Hello and welcome back to another Dojo. This time I’m going to be talking about the joy of using varispeed in your tracking productions to give your music a different timbral shift and open you up to some very creative possibilities.
Varispeed is essentially a way of controlling pitch by adjusting playback speed. In pre-digital days, turntables and tape machines used different speeds for both recording and playback. Turntables had three speeds: 78, 45, and 33 1/3 rpm, and pro tape machines had three standard choices for starters: 7 1/2, 15, and 30 ips. In essence, if you record a fast passage at a slow speed, once it’s played back at normal or standard speed the pitch and tempo will go up. We’ve all heard the chipmunk effect—high pitched, helium-tinged vocals achieved by recording at a slow speed and playing back at normal speed. But there are more interesting and subtle ways to use varispeed.

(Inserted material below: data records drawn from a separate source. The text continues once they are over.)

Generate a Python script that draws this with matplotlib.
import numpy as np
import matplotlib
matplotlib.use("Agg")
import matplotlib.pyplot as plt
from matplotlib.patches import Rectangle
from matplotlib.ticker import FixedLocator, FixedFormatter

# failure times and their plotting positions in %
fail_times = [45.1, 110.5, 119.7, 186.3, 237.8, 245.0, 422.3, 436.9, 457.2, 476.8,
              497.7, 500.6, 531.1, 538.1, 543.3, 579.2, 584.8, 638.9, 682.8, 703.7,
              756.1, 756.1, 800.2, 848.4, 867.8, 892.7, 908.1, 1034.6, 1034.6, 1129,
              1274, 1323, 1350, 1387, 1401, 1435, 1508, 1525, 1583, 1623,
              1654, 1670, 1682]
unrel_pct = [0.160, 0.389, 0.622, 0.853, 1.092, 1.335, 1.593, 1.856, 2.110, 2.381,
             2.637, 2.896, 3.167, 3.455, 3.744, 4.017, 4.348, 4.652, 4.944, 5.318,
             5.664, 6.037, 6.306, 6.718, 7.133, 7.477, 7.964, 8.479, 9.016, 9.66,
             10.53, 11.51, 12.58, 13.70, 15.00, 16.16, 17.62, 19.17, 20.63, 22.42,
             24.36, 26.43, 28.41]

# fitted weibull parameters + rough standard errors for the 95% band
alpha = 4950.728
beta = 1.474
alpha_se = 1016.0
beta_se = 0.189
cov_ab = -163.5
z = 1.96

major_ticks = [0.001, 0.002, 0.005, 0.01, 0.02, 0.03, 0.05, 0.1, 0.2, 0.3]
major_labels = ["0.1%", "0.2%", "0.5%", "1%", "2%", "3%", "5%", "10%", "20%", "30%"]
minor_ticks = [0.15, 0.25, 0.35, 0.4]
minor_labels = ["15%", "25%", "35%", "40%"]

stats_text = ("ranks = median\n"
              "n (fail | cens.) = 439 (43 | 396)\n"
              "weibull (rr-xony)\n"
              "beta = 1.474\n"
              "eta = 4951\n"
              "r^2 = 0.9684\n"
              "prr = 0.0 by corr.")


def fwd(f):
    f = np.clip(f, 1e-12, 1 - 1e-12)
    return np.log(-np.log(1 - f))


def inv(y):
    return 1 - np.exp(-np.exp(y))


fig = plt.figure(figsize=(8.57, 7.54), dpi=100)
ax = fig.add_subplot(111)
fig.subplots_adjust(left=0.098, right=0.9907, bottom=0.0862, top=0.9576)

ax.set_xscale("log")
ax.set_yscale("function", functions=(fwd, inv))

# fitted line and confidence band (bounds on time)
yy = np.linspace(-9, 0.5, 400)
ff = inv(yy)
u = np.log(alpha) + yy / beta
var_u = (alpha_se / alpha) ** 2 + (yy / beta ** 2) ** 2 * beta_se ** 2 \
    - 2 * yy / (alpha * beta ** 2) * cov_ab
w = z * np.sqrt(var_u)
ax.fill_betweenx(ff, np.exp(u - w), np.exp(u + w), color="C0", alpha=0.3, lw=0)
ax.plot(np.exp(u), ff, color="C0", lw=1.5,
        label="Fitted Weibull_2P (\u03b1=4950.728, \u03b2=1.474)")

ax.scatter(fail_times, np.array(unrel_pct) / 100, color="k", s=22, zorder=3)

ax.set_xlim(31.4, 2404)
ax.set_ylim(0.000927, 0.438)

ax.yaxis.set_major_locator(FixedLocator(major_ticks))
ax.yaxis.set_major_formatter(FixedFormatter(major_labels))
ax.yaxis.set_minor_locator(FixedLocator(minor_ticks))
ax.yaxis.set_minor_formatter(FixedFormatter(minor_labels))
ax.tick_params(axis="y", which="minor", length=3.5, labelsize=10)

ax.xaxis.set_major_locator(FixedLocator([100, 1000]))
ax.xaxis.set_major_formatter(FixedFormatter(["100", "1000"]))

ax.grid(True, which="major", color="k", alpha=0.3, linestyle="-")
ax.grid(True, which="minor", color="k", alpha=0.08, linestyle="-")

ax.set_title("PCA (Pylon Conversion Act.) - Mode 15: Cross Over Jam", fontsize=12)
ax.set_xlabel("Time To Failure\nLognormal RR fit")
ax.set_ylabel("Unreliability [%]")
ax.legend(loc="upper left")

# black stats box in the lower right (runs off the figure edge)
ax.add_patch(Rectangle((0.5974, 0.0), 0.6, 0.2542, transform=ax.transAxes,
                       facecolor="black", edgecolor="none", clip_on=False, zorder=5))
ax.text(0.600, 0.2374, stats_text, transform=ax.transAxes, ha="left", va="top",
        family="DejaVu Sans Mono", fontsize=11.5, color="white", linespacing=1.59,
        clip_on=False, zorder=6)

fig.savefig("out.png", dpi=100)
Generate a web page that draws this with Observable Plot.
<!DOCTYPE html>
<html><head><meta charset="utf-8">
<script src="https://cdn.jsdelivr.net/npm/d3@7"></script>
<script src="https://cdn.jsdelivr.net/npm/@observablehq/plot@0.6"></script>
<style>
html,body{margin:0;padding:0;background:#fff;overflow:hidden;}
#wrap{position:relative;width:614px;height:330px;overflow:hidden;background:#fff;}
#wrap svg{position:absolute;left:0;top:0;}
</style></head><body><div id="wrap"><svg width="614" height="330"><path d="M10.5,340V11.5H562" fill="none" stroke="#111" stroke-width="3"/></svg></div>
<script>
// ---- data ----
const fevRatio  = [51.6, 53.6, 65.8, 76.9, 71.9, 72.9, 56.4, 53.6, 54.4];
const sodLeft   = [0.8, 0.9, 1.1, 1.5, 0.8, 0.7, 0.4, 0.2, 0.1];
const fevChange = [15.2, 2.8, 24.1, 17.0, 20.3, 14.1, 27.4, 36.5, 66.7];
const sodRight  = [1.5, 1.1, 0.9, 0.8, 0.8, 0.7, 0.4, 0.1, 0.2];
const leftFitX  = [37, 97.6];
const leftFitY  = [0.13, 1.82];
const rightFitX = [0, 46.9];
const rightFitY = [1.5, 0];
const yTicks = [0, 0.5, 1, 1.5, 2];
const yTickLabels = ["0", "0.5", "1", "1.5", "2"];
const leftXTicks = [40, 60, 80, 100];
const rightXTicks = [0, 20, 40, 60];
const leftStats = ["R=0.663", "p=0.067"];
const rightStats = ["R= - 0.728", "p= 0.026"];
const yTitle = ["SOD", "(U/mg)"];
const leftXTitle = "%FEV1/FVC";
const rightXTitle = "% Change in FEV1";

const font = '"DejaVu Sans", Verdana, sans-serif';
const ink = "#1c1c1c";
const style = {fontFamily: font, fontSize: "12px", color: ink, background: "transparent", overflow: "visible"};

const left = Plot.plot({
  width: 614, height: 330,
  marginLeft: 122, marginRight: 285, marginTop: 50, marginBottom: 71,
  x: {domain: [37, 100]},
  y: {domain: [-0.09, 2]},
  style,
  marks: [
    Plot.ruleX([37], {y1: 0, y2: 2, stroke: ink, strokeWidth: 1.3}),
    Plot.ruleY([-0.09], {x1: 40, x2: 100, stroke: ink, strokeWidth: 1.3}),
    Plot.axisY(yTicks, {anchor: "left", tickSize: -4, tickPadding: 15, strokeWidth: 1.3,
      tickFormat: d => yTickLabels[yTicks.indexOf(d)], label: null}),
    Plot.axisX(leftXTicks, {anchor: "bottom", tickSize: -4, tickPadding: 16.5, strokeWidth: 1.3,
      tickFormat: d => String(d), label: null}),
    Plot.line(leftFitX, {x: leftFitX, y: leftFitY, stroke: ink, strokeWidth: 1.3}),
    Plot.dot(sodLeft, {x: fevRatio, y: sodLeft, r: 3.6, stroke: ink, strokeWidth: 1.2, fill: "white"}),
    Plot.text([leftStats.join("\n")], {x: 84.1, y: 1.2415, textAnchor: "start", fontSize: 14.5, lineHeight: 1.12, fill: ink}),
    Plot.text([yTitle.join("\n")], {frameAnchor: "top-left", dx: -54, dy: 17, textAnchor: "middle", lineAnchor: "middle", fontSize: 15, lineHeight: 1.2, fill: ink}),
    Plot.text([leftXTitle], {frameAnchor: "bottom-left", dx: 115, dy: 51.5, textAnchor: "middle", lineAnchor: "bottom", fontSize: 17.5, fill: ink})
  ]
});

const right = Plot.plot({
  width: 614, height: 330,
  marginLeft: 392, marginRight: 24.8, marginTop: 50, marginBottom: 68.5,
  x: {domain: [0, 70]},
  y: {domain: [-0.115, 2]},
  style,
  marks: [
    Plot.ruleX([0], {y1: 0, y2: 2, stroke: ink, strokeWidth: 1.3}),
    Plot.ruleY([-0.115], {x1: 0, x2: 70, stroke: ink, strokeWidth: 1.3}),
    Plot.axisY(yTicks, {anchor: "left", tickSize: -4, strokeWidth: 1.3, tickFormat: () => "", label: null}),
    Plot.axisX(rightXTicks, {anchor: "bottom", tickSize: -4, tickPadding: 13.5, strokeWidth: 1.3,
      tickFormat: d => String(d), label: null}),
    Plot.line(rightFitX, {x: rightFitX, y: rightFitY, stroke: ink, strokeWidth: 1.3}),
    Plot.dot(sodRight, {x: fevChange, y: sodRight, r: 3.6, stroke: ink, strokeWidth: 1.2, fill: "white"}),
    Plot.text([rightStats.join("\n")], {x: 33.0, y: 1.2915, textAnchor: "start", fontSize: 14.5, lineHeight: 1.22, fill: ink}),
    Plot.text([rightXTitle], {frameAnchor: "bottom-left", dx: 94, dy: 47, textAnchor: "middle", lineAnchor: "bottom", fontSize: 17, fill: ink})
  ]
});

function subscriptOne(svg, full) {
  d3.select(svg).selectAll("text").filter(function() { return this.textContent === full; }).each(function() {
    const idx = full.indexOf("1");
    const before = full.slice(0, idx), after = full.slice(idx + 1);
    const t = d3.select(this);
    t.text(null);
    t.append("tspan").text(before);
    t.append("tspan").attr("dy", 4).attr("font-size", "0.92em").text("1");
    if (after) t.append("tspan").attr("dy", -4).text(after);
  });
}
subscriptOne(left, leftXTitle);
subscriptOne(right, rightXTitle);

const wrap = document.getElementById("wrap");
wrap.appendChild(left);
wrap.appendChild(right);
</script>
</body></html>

My three favorite examples are Les Paul’s “Caravan” (on 1950’s The New Sound), the piano solo played by George Martin on the Beatles’ “In My Life” (Rubber Soul), and the Beatles’ “Rain,” the B-side of “Paperback Writer” (which is my favorite single the Fab Four released). The first two examples use varispeed on various tracks within a normal-speed mix. With “Rain,” however, the entire mix was shifted down in pitch (and tempo) after it was recorded at a faster tape speed! It was also the first Beatles song to feature reversed vocals, which occur at the end. For fun, try singing along with this song and you’ll feel like you’re in audio quicksand. It’s almost impossible to match Lennon’s words exactly because all your consonances will have to be slower than normal.
With old school varispeed, pitch and speed (transients and tempo) are tied together.
I want to make a distinction here: It’s important to know the difference between time stretching (changing the duration or speed of an audio signal without affecting its pitch) and pitch shifting (changing the pitch without affecting the speed). With old school varispeed, pitch and speed (transients and tempo) are tied together. This means the transients, formants, and overtones of all recorded material (an instrument, a vocal, or even a mix) are shifted. Which leads to an intriguingly unnatural sound, not possible in the real world. How can we do this in our DAW? For starters, make sure your DAW of choice has a varispeed function or setting. I’m going to show you how I do this in Universal Audio’s LUNA (which is free with an interface hardware purchase).
We need to do some prep work to start. Let’s assume you are recording a guitar/vocal at 100 bpm in the key of E (try singing and playing a 16th note palm-muted rhythm part on your guitar). Now, do the same thing again, but make a “varispeed” version of it by speeding the tempo up and playing/recording it in a new key. You can compare the differences when done. That should help your ears adjust to the concept.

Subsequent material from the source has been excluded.